Serviced city apartments are most concentrated in Buenos Aires though, and it comes as no surprise. The capital encapsulates the fundamental nature of Argentina, combining fantastic business infrastructure with fabulous remnants of the past. The Plaza de Mayo showcases these qualities and has been the main stage for national events and festivities. Old colonial buildings are common here, including landmarks such as Casa Rosada and Avenida de Mayo. If you find yourself wanting to get away from the bustle and high-energy atmosphere, it is worth visiting Palermo. The area contains Jardin Botanico, a tranquil botanic garden including several lakes, and plenty of green space. Palermo is a popular recreational, get-away spot from busy business lifestyle.
Whether you wish to appreciate Argentina for its landmark attractions, business capital or both, SITU has corporate accommodation to suit any needs.
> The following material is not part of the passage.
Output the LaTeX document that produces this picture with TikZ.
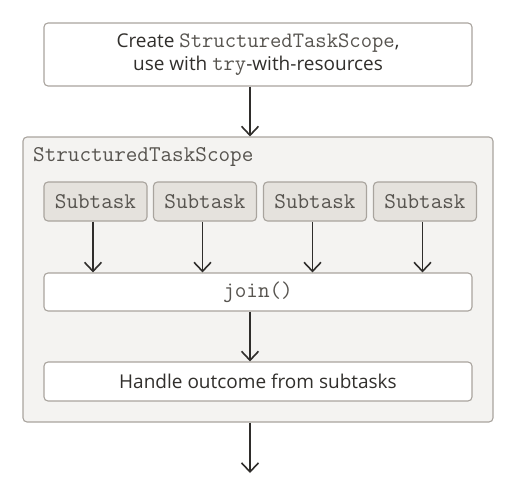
\documentclass[tikz,border=0pt]{standalone}
\usepackage{fontspec}
\setmainfont{Open Sans}
\usetikzlibrary{arrows.meta,positioning}
\definecolor{Edge}{HTML}{A9A49E}
\definecolor{Panel}{HTML}{F4F3F1}
\definecolor{Task}{HTML}{E5E2DD}
\definecolor{Ink}{HTML}{312F2C}
\definecolor{Code}{HTML}{57544F}
\definecolor{Wire}{HTML}{2F2D2B}
\newcommand{\code}[1]{{\fontsize{22}{23}\ttfamily\color{Code}#1}}
\begin{document}
\begin{tikzpicture}[x=1pt,y=-1pt,
    box/.style={draw=Edge,fill=white,rounded corners=4pt,line width=1.1pt,
      minimum width=428pt,align=center,text=Ink,inner sep=0pt,
      font=\fontsize{19}{23}\selectfont},
    task/.style={draw=Edge,fill=Task,rounded corners=4pt,line width=1.1pt,
      minimum width=103pt,minimum height=39pt,inner sep=0pt,text=Code,
      font=\fontsize{22.5}{23}\ttfamily},
    flow/.style={draw=Wire,line width=1.8pt,-{Straight Barb[length=9pt,width=17pt,line width=1.6pt]}}
  ]
    \useasboundingbox (0,0) rectangle (517,493);
    \node[box,minimum height=63pt] (create) at (258,54.5)
      {Create \code{StructuredTaskScope},\\
       use with \code{try}-with-resources};
    \node[draw=Edge,fill=Panel,rounded corners=4pt,line width=1.1pt,
      minimum width=470pt,minimum height=285pt] (scope) at (258,279.5) {};
    \node[anchor=west,inner sep=0pt,text=Code,font=\fontsize{22.5}{23}\ttfamily]
      (title) at (33,157) {StructuredTaskScope};
    \node[task] (sub1) at (95.5,201.5) {Subtask};
    \node[task] (sub2) at (205,201.5) {Subtask};
    \node[task] (sub3) at (315,201.5) {Subtask};
    \node[task] (sub4) at (425,201.5) {Subtask};
    \node[box,minimum height=38pt,text=Code,font=\fontsize{22.5}{23}\ttfamily] (join) at (258,292) {join()};
    \node[box,minimum height=39pt] (handle) at (258,381.5) {Handle outcome from subtasks};
    \coordinate (out) at (250,473);
    \draw[flow] (create.south -| out) -- (scope.north -| out);
    \foreach \i in {1,...,4}
      \draw[flow] ([xshift=-2.5pt]sub\i.south) -- ([xshift=-2.5pt]sub\i.south |- join.north);
    \draw[flow] (join.south -| out) -- (handle.north -| out);
    \draw[flow] (scope.south -| out) -- (out);
  \end{tikzpicture}
\end{document}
This airport is one of two to serve Buenos Aires. Jorge Newbury serves one-third of Argentine air travel and is the largest handler of domestic flights through Argentina. Located in Palermo, the airport is only three kilometres outside Buenos Aires.
Equally significant is Buenos Aires Ministro Pistarini International Airport. Whilst serving less domestic flights compared to AEP, this airport handles nine million passengers each year and 70% of the country’s international air traffic.
Argentina’s railway network is the eight largest in the world, even after a great period of decline. After being prosperous around World War Two, highway construction led to the railway decline. However, nowadays the railway network is on course for revival.
Train services are most concentrated in Buenos Aires and its surrounding areas. Two very popular train routes are the La Trochita and Tren a las Nubes.
The capital is the only city in Argentina with a metro system. It is the best way to travel around the capital, consisting of six lines serving over one million passengers each day.
Argentina’s bus services have a great reputation among foreign travellers. They are famed for their variety, frequency and fair prices.
‘Micros’ are the long-distance buses and are fantastic enablers of long-term travel across Argentina.